GIVEN EXERCISE:
Tally the lines in the data that follows that include the word "this", and report nothing but the total.

SUPPLIED DATA:
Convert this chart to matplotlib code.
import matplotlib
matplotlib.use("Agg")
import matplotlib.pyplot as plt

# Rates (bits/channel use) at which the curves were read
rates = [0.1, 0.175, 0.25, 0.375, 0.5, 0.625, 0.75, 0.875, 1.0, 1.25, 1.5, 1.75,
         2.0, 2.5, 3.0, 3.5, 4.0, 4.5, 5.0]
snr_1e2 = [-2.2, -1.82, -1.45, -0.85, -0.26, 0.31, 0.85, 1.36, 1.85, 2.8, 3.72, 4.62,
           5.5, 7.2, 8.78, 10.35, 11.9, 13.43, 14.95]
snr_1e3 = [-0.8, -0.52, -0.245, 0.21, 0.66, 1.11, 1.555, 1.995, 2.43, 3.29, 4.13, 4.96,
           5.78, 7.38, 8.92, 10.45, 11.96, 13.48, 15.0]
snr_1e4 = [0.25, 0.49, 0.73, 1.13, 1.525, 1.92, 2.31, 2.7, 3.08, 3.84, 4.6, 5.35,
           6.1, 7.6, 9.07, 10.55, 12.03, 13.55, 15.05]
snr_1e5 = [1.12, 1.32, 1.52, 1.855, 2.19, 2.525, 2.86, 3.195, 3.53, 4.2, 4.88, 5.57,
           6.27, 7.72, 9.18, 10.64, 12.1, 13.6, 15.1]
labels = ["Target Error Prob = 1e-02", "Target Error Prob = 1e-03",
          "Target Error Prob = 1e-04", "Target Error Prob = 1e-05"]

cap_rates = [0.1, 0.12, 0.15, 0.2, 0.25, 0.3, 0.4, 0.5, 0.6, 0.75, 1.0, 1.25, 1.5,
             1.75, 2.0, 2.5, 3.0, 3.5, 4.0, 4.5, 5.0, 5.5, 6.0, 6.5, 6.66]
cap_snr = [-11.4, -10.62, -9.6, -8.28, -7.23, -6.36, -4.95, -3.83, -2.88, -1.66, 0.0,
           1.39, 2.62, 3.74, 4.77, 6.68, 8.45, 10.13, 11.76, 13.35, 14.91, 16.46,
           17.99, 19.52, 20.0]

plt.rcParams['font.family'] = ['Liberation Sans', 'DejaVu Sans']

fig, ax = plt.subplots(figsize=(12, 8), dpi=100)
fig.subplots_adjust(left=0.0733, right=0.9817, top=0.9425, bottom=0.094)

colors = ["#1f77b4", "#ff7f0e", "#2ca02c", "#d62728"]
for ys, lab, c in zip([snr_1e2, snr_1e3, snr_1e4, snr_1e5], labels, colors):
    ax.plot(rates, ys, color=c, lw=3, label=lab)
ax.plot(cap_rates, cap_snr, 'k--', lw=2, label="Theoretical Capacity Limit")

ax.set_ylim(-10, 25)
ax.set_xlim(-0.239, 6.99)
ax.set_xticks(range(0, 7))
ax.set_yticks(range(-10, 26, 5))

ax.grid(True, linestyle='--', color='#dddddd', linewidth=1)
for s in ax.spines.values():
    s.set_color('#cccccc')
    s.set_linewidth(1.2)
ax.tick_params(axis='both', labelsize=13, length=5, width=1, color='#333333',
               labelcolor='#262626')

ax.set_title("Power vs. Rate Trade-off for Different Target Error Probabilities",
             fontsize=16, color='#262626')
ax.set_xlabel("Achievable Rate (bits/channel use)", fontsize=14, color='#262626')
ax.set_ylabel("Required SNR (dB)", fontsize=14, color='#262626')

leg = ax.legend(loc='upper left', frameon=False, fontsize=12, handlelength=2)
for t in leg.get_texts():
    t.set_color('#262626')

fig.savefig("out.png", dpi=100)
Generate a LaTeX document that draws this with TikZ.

FINISHED EXERCISE:
2